The Food Standards Agency (FSA) is warning people who may have bought any of three particular brands of reblochon cheese in France to discard them. The French authorities have issued an alert about potential contamination with the bacteria that causes brucellosis.

The cheeses, sold under the brand names of Le Campagnard, Gaston, and Pernet Mugnier Christian, are being recalled in France following the detection of the bacteria Brucella in the unpasteurised milk used to make them.

They were sold from February to April 2012 in 450g packs. The affected cheeses were not supplied to any businesses in the UK. However, the FSA is warning people who may have travelled to France and bought the products there, not to consume them.
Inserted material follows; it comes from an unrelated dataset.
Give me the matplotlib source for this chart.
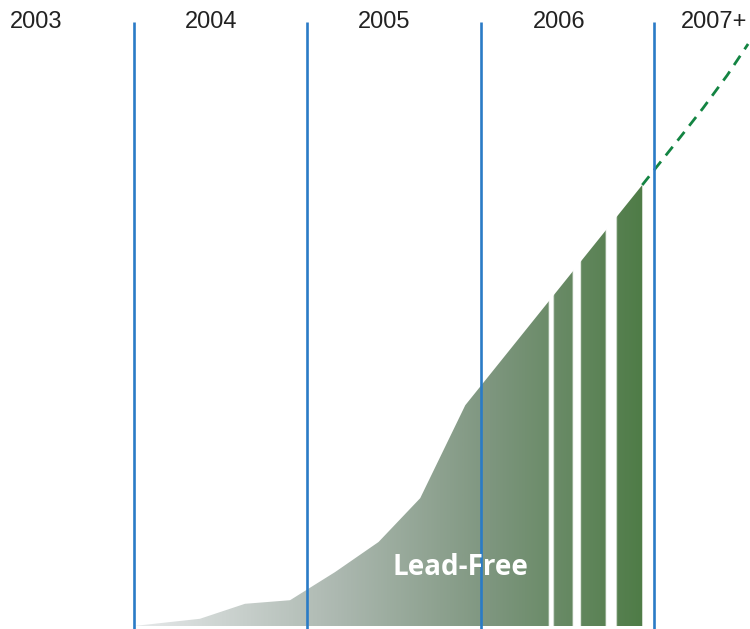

If you have already eaten any of these cheeses and feel unwell, you should seek medical attention, and tell your doctor what you have eaten. No other raw milk cheeses, apart from those named, are implicated in this warning.

The science behind the story

Brucellosis is a disease that usually affects livestock, including cattle. Infection of humans occurs through contact with infected animals or consuming unpasteurised (raw) milk or dairy products.

Brucellosis in humans is very rare in the UK, with most cases acquired abroad. Symptoms in humans vary. Some people experience no symptoms, or only a mild flu-like illness, while others experience chronic fever, which can recur for several years. Symptoms can occur up to a month after exposure.


----------



## barryd (May 9, 2008)

I love French cheese made with raw milk. Thankfully my favourites Brie de Melun, Brie de Meux and Morbier are not effected. 

Cant wait to get back over there and spend some time in a French Market sampling and buying some new ones.

Will watch out for the one mentioned so thanks for the warning.


----------